Bitcoin traded up around 15% early Monday at a new all-time high of $44,623, likely due to the revelation that Tesla Inc. (NASDAQ: TSLA) has added $1.5 billion in the digital currency to its investment holdings.
In Tesla’s Form 10-K annual report filed Monday morning with the U.S. Securities and Exchange Commission, the company said it had “updated” its investment policy to provide “more flexibility” and “maximize returns” on cash not needed to “maintain adequate operating liquidity.”
The company said that its audit committee approved the change that allows Tesla to invest a “portion” of its cash in “certain alternative reserve assets including digital assets, gold bullion, gold exchange-traded funds [ETFs] and other assets as specified in the future.” The investment in bitcoin occurred following the audit committee’s approval.
Then came the kicker: “Moreover, we expect to begin accepting bitcoin as a form of payment for our products in the near future, subject to applicable laws and initially on a limited basis, which we may or may not liquidate upon receipt.”

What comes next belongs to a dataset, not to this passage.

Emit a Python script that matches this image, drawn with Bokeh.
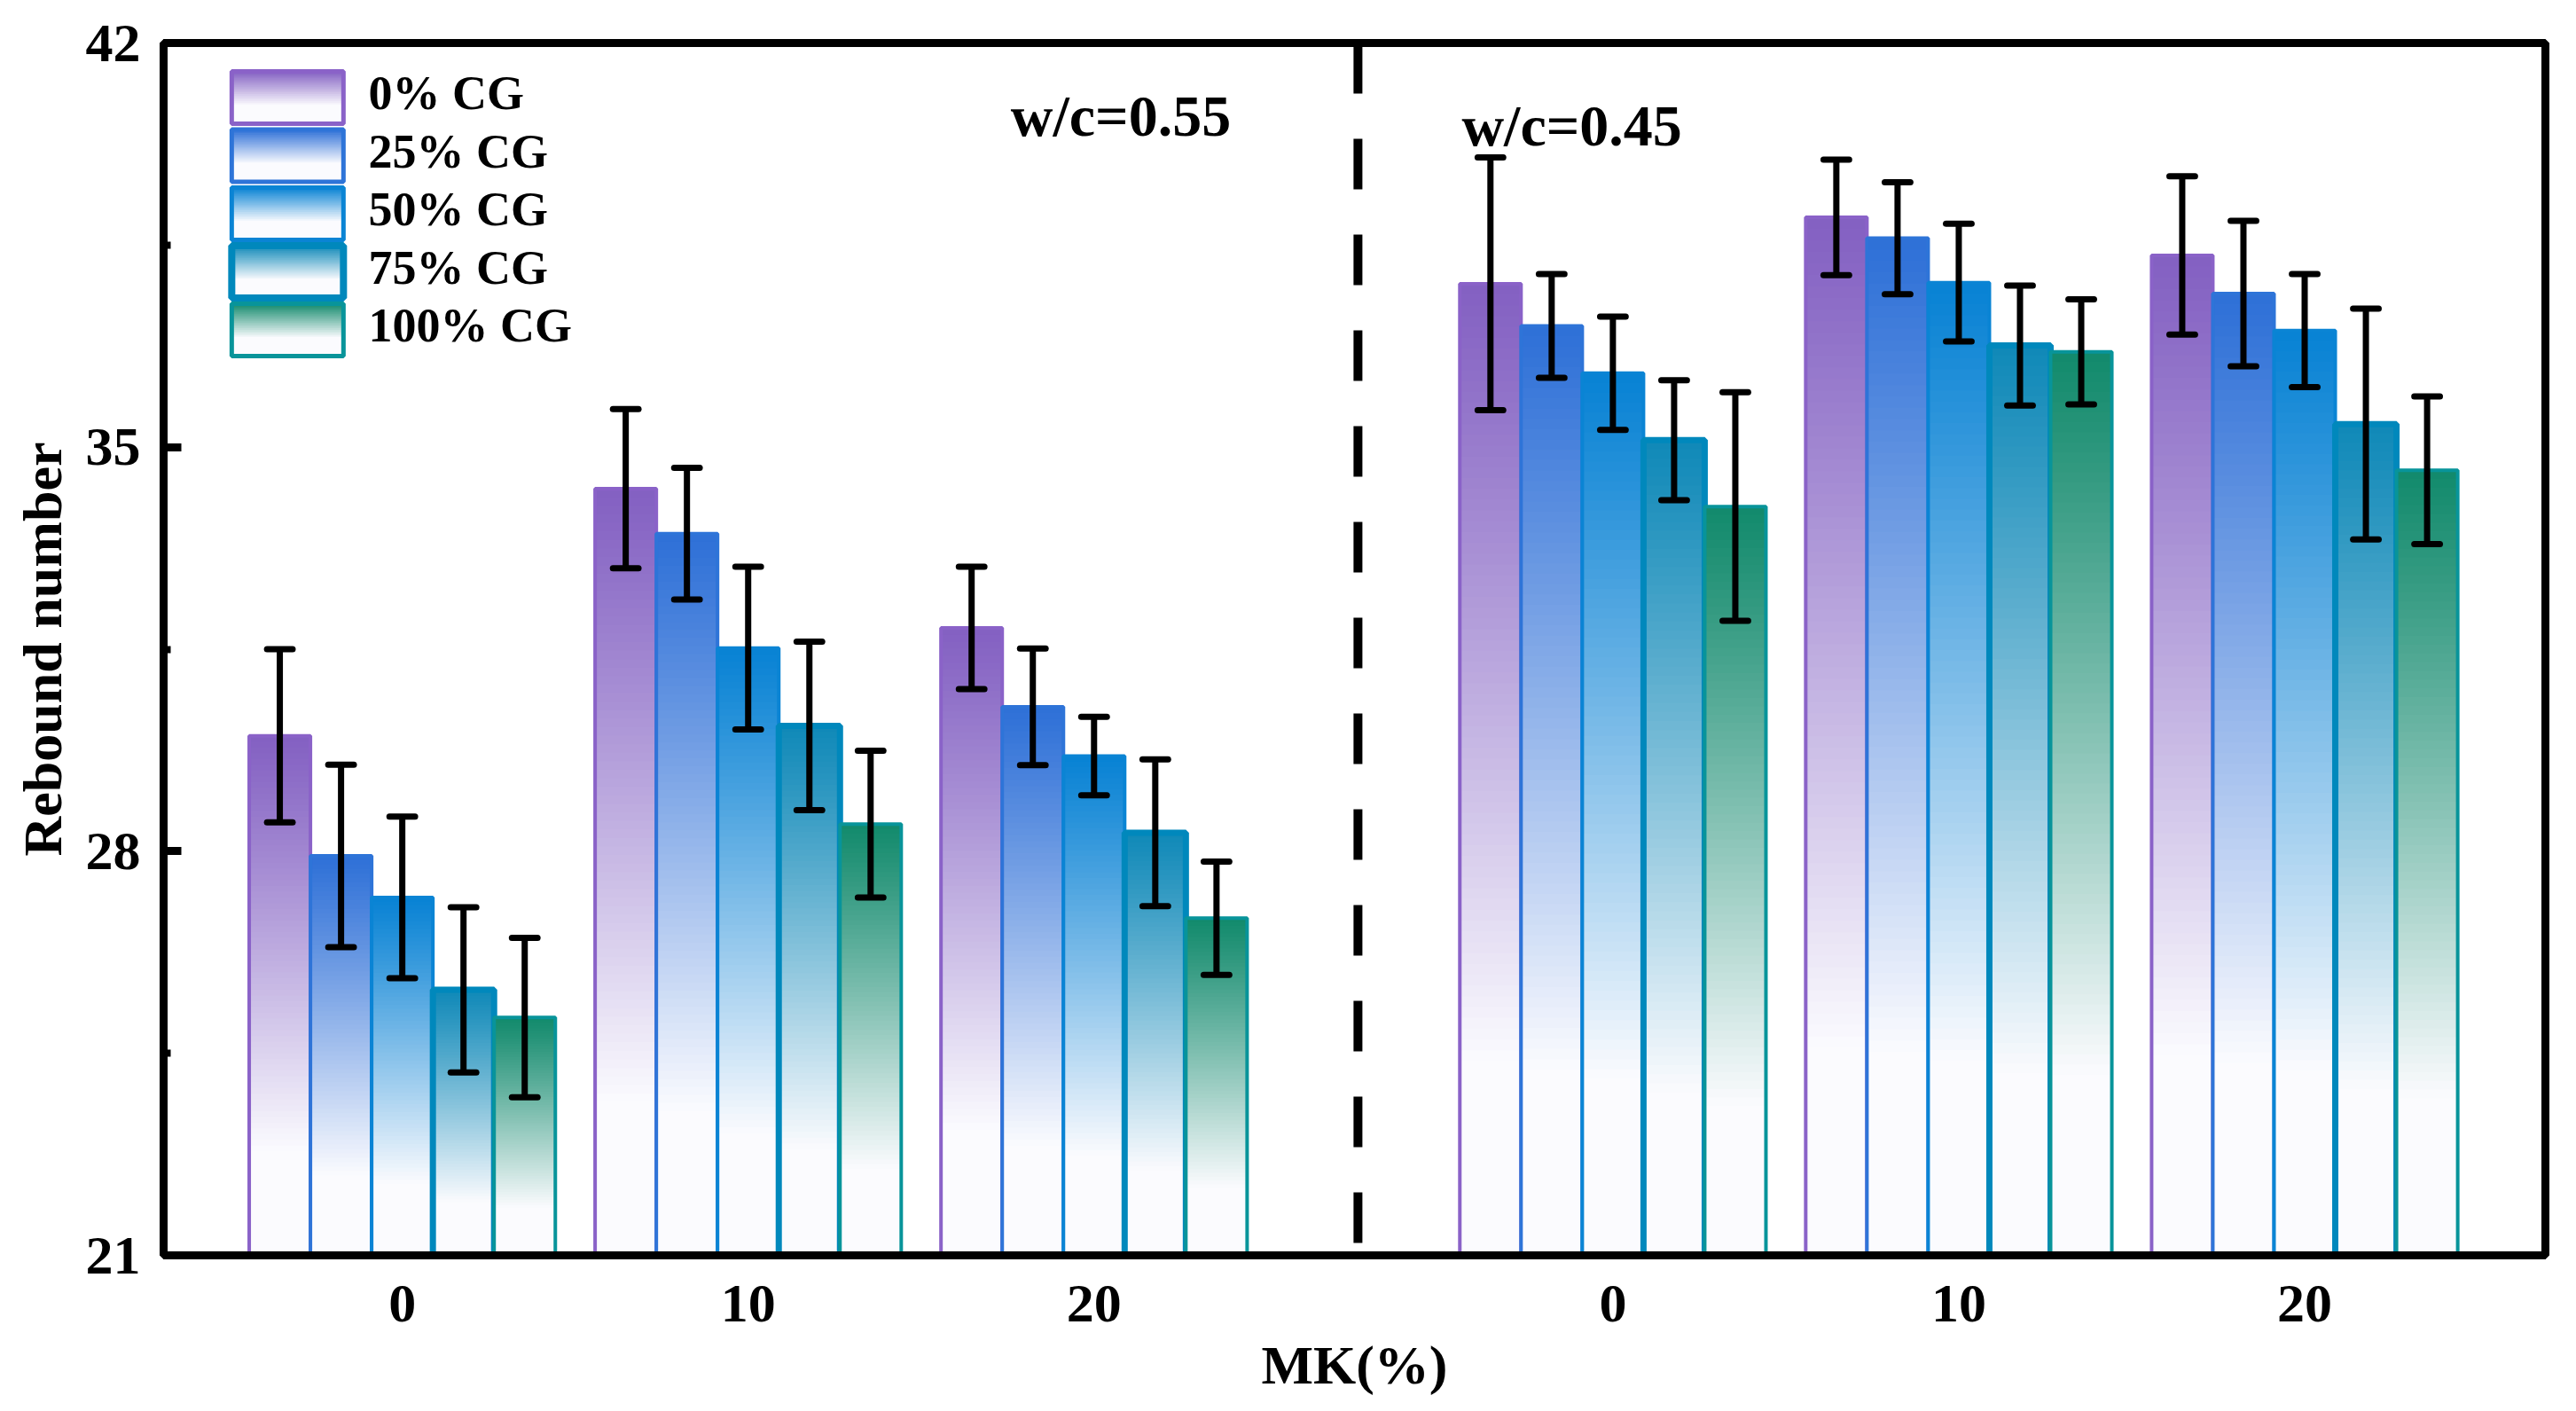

Tesla included the disclosure in the risk factors section of its annual report. Noting the “highly volatile” nature of digital assets, the company said that “long-term adoption [of digital assets] … is unpredictable. … [T]heir lack of a physical form, their reliance on technology for their creation, existence and transactional validation and their decentralization may subject their integrity to the threat of malicious attacks and technological obsolescence.”
And, because digital currencies are currently mostly unregulated, future regulation could “harm” the company’s financial condition.
In a live appearance last week on new social media app Clubhouse, Tesla CEO Elon Musk admitted being “late to the party” when it comes to bitcoin, but he’s a “supporter.” In that appearance, Musk also referred to his comments on Dogecoin that managed to get his Twitter account locked for a time. Dogecoin, originally created as a joke to poke fun at digital currencies, has doubled in price (from around $0.04 to $0.08) since Musk’s comments and the total value of the currency is more than $13 billion. Some joke.
Tesla is not the first company to jump on the bitcoin bandwagon. Payments and point-of-sales provider Square holds about $50 million in bitcoin (about 4,700 coins).
In December, MicroStrategy announced that it held approximately $1.125 billion in bitcoin and that the purchase price for the 70,470 bitcoins it held was $15,964 apiece. The company has since purchased $20 million in bitcoin (609 bitcoin) at an average price of $33,810, according to Coindesk.
Last October, Paypal announced that its users could buy, hold and sell cryptocurrencies like bitcoin, and it plans to make digital currencies available as a payment method.